■ **Rows from a dataset of charts and code**
+-------+

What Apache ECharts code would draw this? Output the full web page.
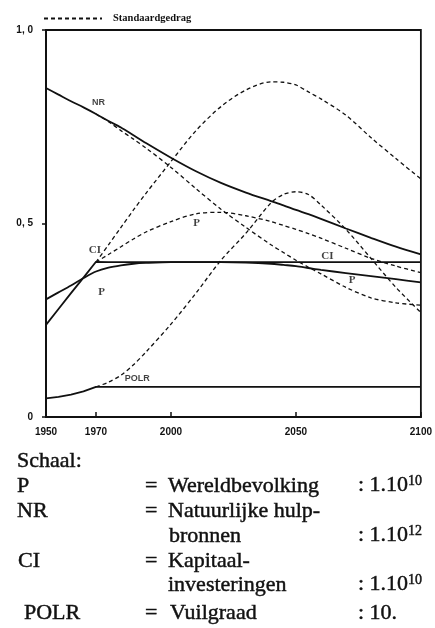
<!DOCTYPE html>
<html>
<head>
<meta charset="utf-8">
<script src="https://cdn.jsdelivr.net/npm/echarts@6/dist/echarts.min.js"></script>
<style>
  html, body { margin: 0; padding: 0; background: #fff; }
  #chart { width: 435px; height: 628px; }
</style>
</head>
<body>
<div id="chart"></div>
<script>
// jaartallen: solide lijnen vanaf 1950, standaardgedrag vanaf 1970
const fullYears = [1950, 1955, 1960, 1965, 1970, 1975, 1980, 1985, 1990, 2000, 2010, 2020, 2030, 2040, 2045, 2050, 2055, 2060, 2070, 2080, 2090, 2100]
const runYears = [1970, 1975, 1980, 1985, 1990, 2000, 2010, 2020, 2030, 2040, 2045, 2050, 2055, 2060, 2070, 2080, 2090, 2100]

// gewijzigd gedrag (doorgetrokken)
const nrSolid = [0.85, 0.833, 0.816, 0.80, 0.783, 0.765, 0.748, 0.728, 0.708, 0.670, 0.635, 0.605, 0.58, 0.558, 0.547, 0.535, 0.524, 0.512, 0.487, 0.463, 0.44, 0.42]
const ciSolid = [0.238, 0.279, 0.32, 0.36, 0.401, 0.40, 0.40, 0.40, 0.40, 0.40, 0.40, 0.40, 0.40, 0.40, 0.40, 0.40, 0.40, 0.40, 0.40, 0.40, 0.40, 0.40]
const pSolid = [0.304, 0.322, 0.34, 0.359, 0.376, 0.386, 0.392, 0.396, 0.398, 0.40, 0.40, 0.40, 0.399, 0.396, 0.393, 0.39, 0.385, 0.38, 0.372, 0.364, 0.356, 0.348]
const polrSolid = [0.048, 0.052, 0.058, 0.066, 0.078, 0.078, 0.078, 0.078, 0.078, 0.078, 0.078, 0.078, 0.078, 0.078, 0.078, 0.078, 0.078, 0.078, 0.078, 0.078, 0.078, 0.078]

// standaardgedrag (gestippeld)
const ciStd = [0.40, 0.445, 0.49, 0.535, 0.578, 0.66, 0.74, 0.802, 0.845, 0.866, 0.865, 0.858, 0.84, 0.822, 0.78, 0.722, 0.668, 0.615]
const pStd = [0.40, 0.42, 0.44, 0.46, 0.478, 0.505, 0.525, 0.529, 0.52, 0.505, 0.495, 0.485, 0.474, 0.462, 0.436, 0.41, 0.39, 0.373]
const nrStd = [0.783, 0.763, 0.74, 0.718, 0.695, 0.645, 0.59, 0.537, 0.49, 0.445, 0.425, 0.405, 0.387, 0.37, 0.335, 0.308, 0.295, 0.289]
const polrStd = [0.078, 0.09, 0.108, 0.135, 0.168, 0.24, 0.32, 0.405, 0.475, 0.553, 0.575, 0.582, 0.575, 0.548, 0.485, 0.41, 0.335, 0.27]

// as-labels
const xTicks = [1950, 1970, 2000, 2050, 2100]
const yTicks = [0, 0.5, 1]

// namen in de grafiek
const labelNames = ['NR', 'CI', 'P', 'P', 'CI', 'P', 'POLR']
const labelYears = [1971, 1969.6, 1972.3, 2010.3, 2062.6, 2072.5, 1986.5]
const labelValues = [0.813, 0.43, 0.322, 0.50, 0.416, 0.354, 0.10]

const pair = (xs, ys) => xs.map((x, i) => [x, ys[i]])

const solid = (name, xs, ys, smooth) => ({
  name: name,
  type: 'line',
  data: pair(xs, ys),
  symbol: 'none',
  smooth: smooth,
  silent: true,
  lineStyle: { color: '#111', width: 1.8 }
})
const dashed = (xs, ys) => ({
  name: 'Standaardgedrag',
  type: 'line',
  data: pair(xs, ys),
  symbol: 'none',
  smooth: 0.3,
  silent: true,
  itemStyle: { color: '#111' },
  lineStyle: { color: '#111', width: 1.3, type: [4, 3] }
})

const serif = 'Liberation Serif'
const txt = (x, y, text) => ({
  type: 'text',
  x: x,
  y: y,
  style: {
    text: text,
    fill: '#111',
    stroke: '#111',
    lineWidth: 0.45,
    font: '22px "' + serif + '"',
    verticalAlign: 'bottom',
    rich: {
      s: { fontSize: 14, fontFamily: serif, verticalAlign: 'top', padding: [0, 0, 9, 0] }
    }
  }
})

let myChart = echarts.init(document.getElementById('chart'), null, { renderer: 'canvas' })
myChart.setOption({
  backgroundColor: '#fff',
  animation: false,
  legend: {
    data: ['Standaardgedrag'],
    left: 38,
    top: 8,
    itemWidth: 58,
    itemHeight: 10,
    itemStyle: { opacity: 0 },
    textStyle: { fontSize: 10.5, fontWeight: 'bold', fontFamily: 'Liberation Serif', color: '#111', padding: [0, 0, 0, 6] },
    selectedMode: false
  },
  grid: { left: 46, right: 10, top: 30, bottom: 211, show: true, borderColor: '#111', borderWidth: 1.8 },
  xAxis: {
    type: 'value',
    min: 1950,
    max: 2100,
    splitLine: { show: false },
    axisLine: { lineStyle: { color: '#111', width: 1.8 } },
    axisTick: { inside: true, length: 5, customValues: xTicks, lineStyle: { color: '#111', width: 1.5 } },
    axisLabel: {
      customValues: xTicks,
      margin: 10,
      fontSize: 10,
      fontWeight: 'bold',
      fontFamily: 'Liberation Sans',
      color: '#111',
      formatter: v => String(v)
    }
  },
  yAxis: {
    type: 'value',
    min: 0,
    max: 1,
    splitLine: { show: false },
    axisLine: { show: true, lineStyle: { color: '#111', width: 2 } },
    axisTick: { show: true, length: 4, customValues: yTicks, lineStyle: { color: '#111', width: 1.5 } },
    axisLabel: {
      customValues: yTicks,
      margin: 13,
      fontSize: 10,
      fontWeight: 'bold',
      fontFamily: 'Liberation Sans',
      color: '#111',
      formatter: v => (v === 0 ? '0' : v.toFixed(1).replace('.', ', '))
    }
  },
  series: [
    solid('NR', fullYears, nrSolid, 0.3),
    solid('CI', fullYears, ciSolid, false),
    solid('P', fullYears, pSolid, 0.3),
    solid('POLR', fullYears, polrSolid, false),
    dashed(runYears, ciStd),
    dashed(runYears, pStd),
    dashed(runYears, nrStd),
    dashed(runYears, polrStd),
    {
      name: 'labels',
      type: 'scatter',
      silent: true,
      symbolSize: 1,
      itemStyle: { color: 'rgba(0,0,0,0)' },
      data: labelNames.map((n, i) => {
        const small = n === 'NR' || n === 'POLR'
        return {
          value: [labelYears[i], labelValues[i]],
          name: n,
          label: {
            show: true,
            position: 'inside',
            formatter: '{b}',
            color: '#111',
            fontSize: small ? 9 : 11,
            fontWeight: 'bold',
            fontFamily: small ? 'Liberation Sans' : 'Liberation Serif'
          }
        }
      })
    }
  ],
  graphic: [
    txt(17, 472, 'Schaal:'),
    txt(17, 497, 'P'),
    txt(145, 497, '='),
    txt(168, 497, 'Wereldbevolking'),
    txt(358, 497, ': 1.10{s|10}'),
    txt(17, 522, 'NR'),
    txt(145, 522, '='),
    txt(168, 522, 'Natuurlijke hulp-'),
    txt(169, 547, 'bronnen'),
    txt(358, 547, ': 1.10{s|12}'),
    txt(18, 572, 'CI'),
    txt(145, 572, '='),
    txt(168, 572, 'Kapitaal-'),
    txt(168, 596, 'investeringen'),
    txt(358, 596, ': 1.10{s|10}'),
    txt(24, 624, 'POLR'),
    txt(145, 624, '='),
    txt(170, 624, 'Vuilgraad'),
    txt(358, 624, ': 10.')
  ]
})
</script>
</body>
</html>
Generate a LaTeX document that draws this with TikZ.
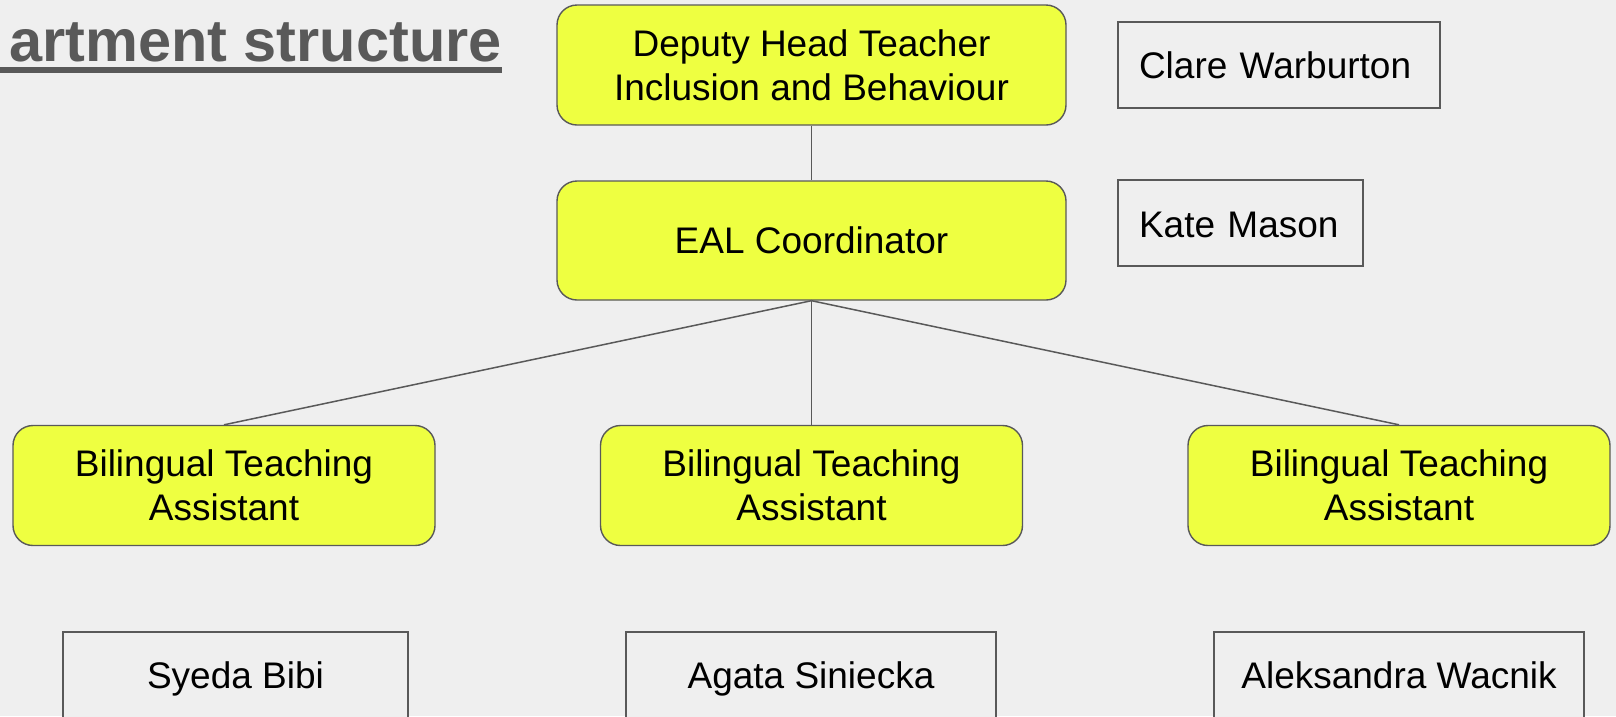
\documentclass[tikz,border=0pt]{standalone}
\usepackage{fontspec}
\setmainfont{Liberation Sans}
\definecolor{bg}{HTML}{EFEFEF}
\definecolor{lime}{HTML}{EEFF41}
\definecolor{edge}{HTML}{595959}
\begin{document}
\begin{tikzpicture}[x=1pt,y=-1pt,
  role/.style={draw=edge, line width=1.4pt, fill=lime, rounded corners=20pt, align=center,
    font=\fontsize{37}{44}\selectfont, inner sep=0pt},
  person/.style={draw=edge, line width=1.4pt, fill=bg, font=\fontsize{37}{44}\selectfont, inner sep=0pt,
    text height=26.5pt, text depth=7.5pt},
  link/.style={draw=edge, line width=1.5pt}]
\fill[bg] (0,0) rectangle (1616,716);
\useasboundingbox (0,0) rectangle (1616,716);
\clip (0,0) rectangle (1616,716);
% title
\node[anchor=base east, font=\fontsize{59.5}{72}\selectfont\bfseries, text=edge, inner sep=0pt] (title) at (502,61.7) {artment structure};
\fill[edge] (0,67) rectangle (502,72.5);
% roles
\node[role, minimum width=509pt, minimum height=120pt] (dh) at (811.5,65) {Deputy Head Teacher\\Inclusion and Behaviour};
\node[role, minimum width=509pt, minimum height=119pt] (eal) at (811.5,240.5) {EAL Coordinator};
\node[role, minimum width=422pt, minimum height=120pt] (bta1) at (224,485.5) {Bilingual Teaching\\Assistant};
\node[role, minimum width=422pt, minimum height=120pt] (bta2) at (811.5,485.5) {Bilingual Teaching\\Assistant};
\node[role, minimum width=422pt, minimum height=120pt] (bta3) at (1399,485.5) {Bilingual Teaching\\Assistant};
% people
\node[person, text width=280pt, inner xsep=21pt, minimum height=86pt, align=left, text height=30pt, text depth=4pt] (clare) at (1279,65) {Clare Warburton};
\node[person, text width=203pt, inner xsep=21pt, minimum height=86pt, align=left, text height=31.5pt, text depth=2.5pt] (kate) at (1240.5,223) {Kate Mason};
\node[person, minimum width=345pt, minimum height=93pt] (syeda) at (235.5,678.5) {Syeda Bibi};
\node[person, minimum width=370pt, minimum height=93pt] (agata) at (811,678.5) {Agata Siniecka};
\node[person, minimum width=370pt, minimum height=93pt] (aleks) at (1399,678.5) {Aleksandra Wacnik};
% connectors
\draw[link] (dh.south) -- (eal.north);
\draw[link] (eal.south) -- (bta1.north);
\draw[link] (eal.south) -- (bta2.north);
\draw[link] (eal.south) -- (bta3.north);
\end{tikzpicture}
\end{document}
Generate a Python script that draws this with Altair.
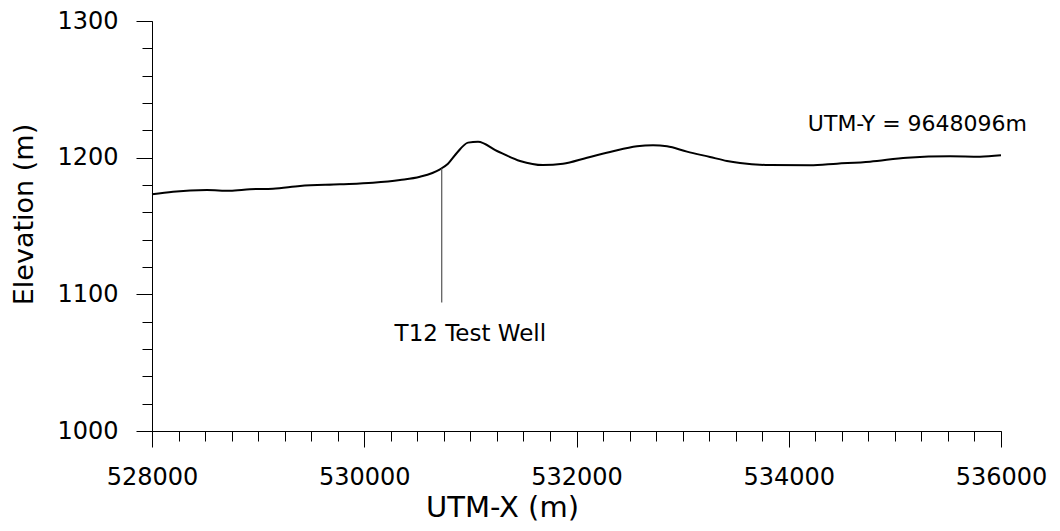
import altair as alt
import pandas as pd

# Profile data
utm_x = [528000, 528198, 528518, 528735, 528923, 529140, 529395, 529771, 530082,
         530337, 530525, 530714, 530789, 530874, 530978, 531072, 531251, 531468,
         531684, 531873, 532099, 532316, 532570, 532721, 532853, 533041, 533258,
         533418, 533541, 533823, 534200, 534455, 534766, 535114, 535520, 535802, 536000]
elev = [1173.2, 1175.1, 1176.3, 1175.8, 1176.9, 1177.3, 1179.3, 1180.5, 1181.7,
        1183.7, 1186.1, 1191.5, 1195.6, 1203.6, 1211.0, 1211.7, 1204.9, 1197.6,
        1194.6, 1195.6, 1200.0, 1204.1, 1208.3, 1209.0, 1208.3, 1204.4, 1200.5,
        1197.6, 1196.1, 1194.6, 1194.4, 1195.6, 1197.1, 1200.0, 1201.0, 1200.7, 1201.7]

well_x = [530730]
well_top = [1192]
well_bottom = [1094]
well_label = ["T12 Test Well"]
well_label_x = [531000]
well_label_y = [1071]

note_text = ["UTM-Y = 9648096m"]
note_x = [534180]
note_y = [1225]

x_major = [528000, 530000, 532000, 534000, 536000]
y_major = [1000, 1100, 1200, 1300]
x_minor = [528000 + 250 * i for i in range(33)]
y_minor = [1000 + 20 * i for i in range(16)]

FONT = "DejaVu Sans"

profile = pd.DataFrame({"x": utm_x, "y": elev})
well = pd.DataFrame({"x": well_x, "y": well_top, "y2": well_bottom})
wlab = pd.DataFrame({"x": well_label_x, "y": well_label_y, "t": well_label})
note = pd.DataFrame({"x": note_x, "y": note_y, "t": note_text})

xscale = alt.Scale(domain=[528000, 536000], nice=False, zero=False)
yscale = alt.Scale(domain=[1000, 1300], nice=False, zero=False)

line = alt.Chart(profile).mark_line(color="black", strokeWidth=2,
                                    interpolate="monotone").encode(
    x=alt.X("x:Q", scale=xscale,
            axis=alt.Axis(values=x_major, format="d", title="UTM-X (m)",
                          tickSize=16, labelPadding=18,
                          titleX=350, titleY=76, titleBaseline="middle",
                          titleAlign="center",
                          labelFontSize=24, titleFontSize=29,
                          labelFont=FONT, titleFont=FONT, labelColor="black",
                          titleColor="black", titleFontWeight="normal",
                          domainColor="black", tickColor="black", grid=False,
                          labelFlush=False)),
    y=alt.Y("y:Q", scale=yscale,
            axis=alt.Axis(values=y_major, format="d", title="Elevation (m)",
                          tickSize=16, labelPadding=18,
                          titleX=-128, titleY=193, titleBaseline="middle",
                          titleAlign="center", titleAngle=270,
                          labelFontSize=24, titleFontSize=27,
                          labelFont=FONT, titleFont=FONT, labelColor="black",
                          titleColor="black", titleFontWeight="normal",
                          domainColor="black", tickColor="black", grid=False,
                          labelFlush=False)),
)

minor = alt.Chart(profile).mark_point(opacity=0).encode(
    x=alt.X("x:Q", scale=xscale,
            axis=alt.Axis(values=x_minor, labels=False, domain=False, title=None,
                          tickSize=10, tickColor="black", grid=False, orient="bottom")),
    y=alt.Y("y:Q", scale=yscale,
            axis=alt.Axis(values=y_minor, labels=False, domain=False, title=None,
                          tickSize=10, tickColor="black", grid=False, orient="left")),
)

well_rule = alt.Chart(well).mark_rule(color="#555555", strokeWidth=1.2).encode(
    x=alt.X("x:Q", scale=xscale, axis=None),
    y=alt.Y("y:Q", scale=yscale, axis=None),
    y2="y2:Q")

well_text = alt.Chart(wlab).mark_text(font=FONT, fontSize=23, color="black",
                                      align="center", baseline="middle").encode(
    x=alt.X("x:Q", scale=xscale, axis=None),
    y=alt.Y("y:Q", scale=yscale, axis=None),
    text="t:N")

note_mark = alt.Chart(note).mark_text(font=FONT, fontSize=22, color="black",
                                      align="left", baseline="middle").encode(
    x=alt.X("x:Q", scale=xscale, axis=None),
    y=alt.Y("y:Q", scale=yscale, axis=None),
    text="t:N")

chart = alt.layer(line, minor, well_rule, well_text, note_mark).resolve_axis(
    x="independent", y="independent"
).properties(
    width=849, height=410,
    background="white",
    autosize=alt.AutoSizeParams(type="none"),
    padding={"left": 144, "top": 13, "right": 50, "bottom": 92},
).configure_view(stroke=None)

chart.save("out.html", embed_options={"renderer": "svg", "actions": False})
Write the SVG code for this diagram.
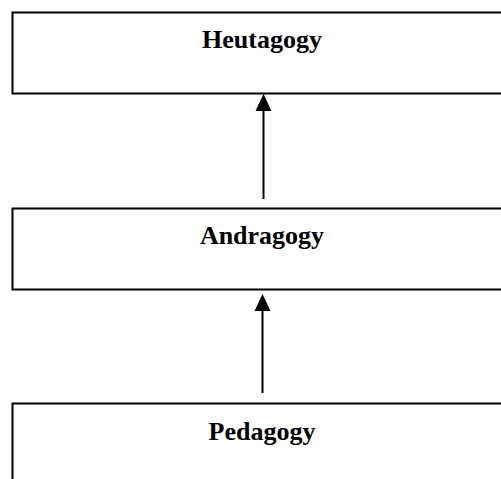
<svg xmlns="http://www.w3.org/2000/svg" width="501" height="479" viewBox="0 0 501 479">
<defs>
<style>
.box{fill:#fff;stroke:#000;stroke-width:2}
.lbl{font-family:"Liberation Serif","Times New Roman",serif;font-weight:bold;font-size:26px;fill:#000;text-anchor:middle}
.conn{stroke:#000;stroke-width:2;fill:none}
</style>
<marker id="ah" viewBox="0 0 16 17" refX="8" refY="0" markerWidth="16" markerHeight="17" markerUnits="userSpaceOnUse" orient="auto-start-reverse">
<path d="M0,17 L8,0 L16,17 Z" fill="#000"/>
</marker>
</defs>
<rect width="501" height="479" fill="#fff"/>
<g id="heutagogy"><rect class="box" x="12.5" y="12.5" width="520" height="81"/><text class="lbl" x="262" y="48">Heutagogy</text></g>
<g id="andragogy"><rect class="box" x="12.5" y="208.5" width="520" height="81"/><text class="lbl" x="262" y="244">Andragogy</text></g>
<g id="pedagogy"><rect class="box" x="12.5" y="403.5" width="520" height="120"/><text class="lbl" x="262" y="440">Pedagogy</text></g>
<g id="connectors">
<line class="conn" x1="263.5" y1="199" x2="263.5" y2="108"/>
<path d="M255.5,111 L263.5,94 L271.5,111 Z" fill="#000"/>
<line class="conn" x1="262.5" y1="393" x2="262.5" y2="308"/>
<path d="M254.5,311 L262.5,294 L270.5,311 Z" fill="#000"/>
</g>
</svg>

+-------+

■ **Problem**
All lines from the start of the entries through the one with "0.078, 0.078, 0.078]" are to be output exactly; omit the pictures.

■ **Correct answer**
What Apache ECharts code would draw this? Output the full web page.
<!DOCTYPE html>
<html>
<head>
<meta charset="utf-8">
<script src="https://cdn.jsdelivr.net/npm/echarts@6/dist/echarts.min.js"></script>
<style>
  html, body { margin: 0; padding: 0; background: #fff; }
  #chart { width: 435px; height: 628px; }
</style>
</head>
<body>
<div id="chart"></div>
<script>
// jaartallen: solide lijnen vanaf 1950, standaardgedrag vanaf 1970
const fullYears = [1950, 1955, 1960, 1965, 1970, 1975, 1980, 1985, 1990, 2000, 2010, 2020, 2030, 2040, 2045, 2050, 2055, 2060, 2070, 2080, 2090, 2100]
const runYears = [1970, 1975, 1980, 1985, 1990, 2000, 2010, 2020, 2030, 2040, 2045, 2050, 2055, 2060, 2070, 2080, 2090, 2100]

// gewijzigd gedrag (doorgetrokken)
const nrSolid = [0.85, 0.833, 0.816, 0.80, 0.783, 0.765, 0.748, 0.728, 0.708, 0.670, 0.635, 0.605, 0.58, 0.558, 0.547, 0.535, 0.524, 0.512, 0.487, 0.463, 0.44, 0.42]
const ciSolid = [0.238, 0.279, 0.32, 0.36, 0.401, 0.40, 0.40, 0.40, 0.40, 0.40, 0.40, 0.40, 0.40, 0.40, 0.40, 0.40, 0.40, 0.40, 0.40, 0.40, 0.40, 0.40]
const pSolid = [0.304, 0.322, 0.34, 0.359, 0.376, 0.386, 0.392, 0.396, 0.398, 0.40, 0.40, 0.40, 0.399, 0.396, 0.393, 0.39, 0.385, 0.38, 0.372, 0.364, 0.356, 0.348]
const polrSolid = [0.048, 0.052, 0.058, 0.066, 0.078, 0.078, 0.078, 0.078, 0.078, 0.078, 0.078, 0.078, 0.078, 0.078, 0.078, 0.078, 0.078, 0.078, 0.078, 0.078, 0.078, 0.078]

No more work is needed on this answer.